Pourquoi la tension entre les trois grands pays du spatial européen se focalise-t-elle aujourd'hui sur la question des lanceurs ? La réponse est simple. Quand tout va bien, tout va bien. Quand on est un peu en difficulté parce qu'on est en retard sur Ariane 6, cela réveille probablement un certain nombre de passions coupables. Cela crée donc un peu de tensions autour de la question des lanceurs. J'ai confiance dans le fait que nous allons réussir à faire un premier lancement d'ici la fin de l'année 2023. Mais Ariane 6 est un peu en retard. Cela met l'Europe en situation de fragilité car elle n'a pas assez de lanceurs disponibles aujourd'hui. Elle est obligée de recourir à des lanceurs tiers, possiblement SpaceX, mais peut être nos amis japonais ou nos amis indiens, qui ont aussi de petites disponibilités.

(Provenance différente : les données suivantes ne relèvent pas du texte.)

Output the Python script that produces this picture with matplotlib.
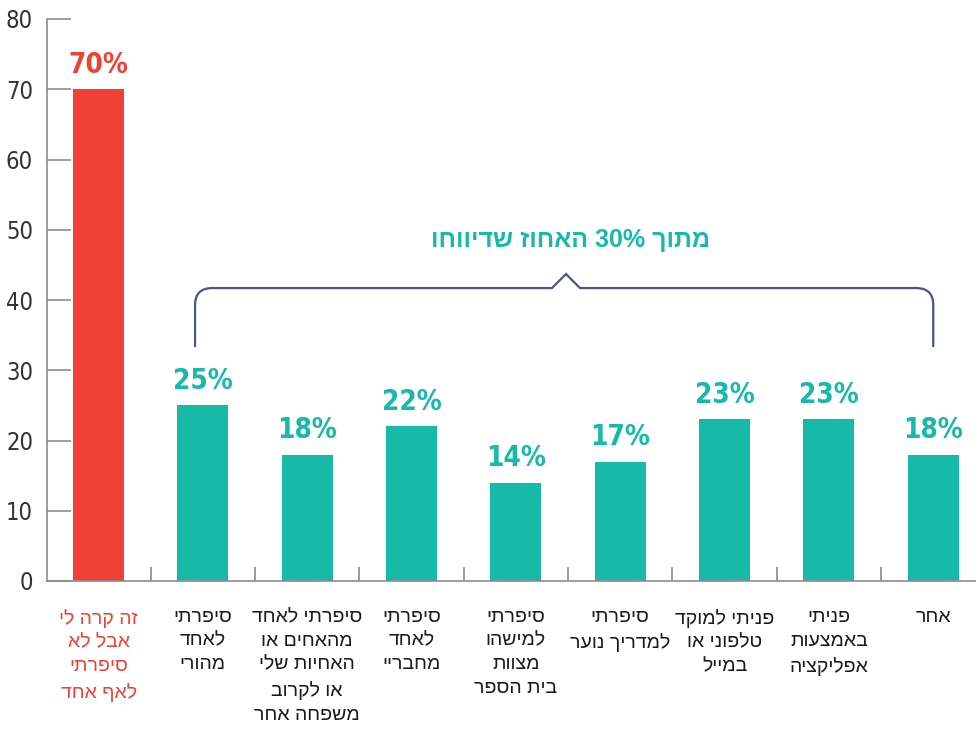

Il est absolument essentiel de réussir l'Europe des lanceurs. Nous avons besoin d'un lanceur indépendant. Relisons l'histoire. Pourquoi avons-nous construit une filière de lanceurs ? Parce que, quand nous avons voulu lancer un satellite de télécom, il y a plusieurs décennies de cela, nos amis et partenaires américains ont refusé, au motif que cela ne leur convenait pas. C'est pour cela que nous avons voulu développer un accès autonome à l'espace. Il est essentiel de continuer. Aujourd'hui la tension entre la France, l'Allemagne et l'Italie se concentre sur les lanceurs, notamment les petits lanceurs. De nombreux projets de petits lanceurs sont très soutenus par leurs gouvernements. C'est le cas en Allemagne, mais aussi dans d'autres pays. Petit lanceur deviendra grand. Il s'agit de savoir comment se construira l'avenir d'Ariane 6 et c'est ce qui explique les tensions industrielles et les tensions techniques. Je dis les choses de manière transparente.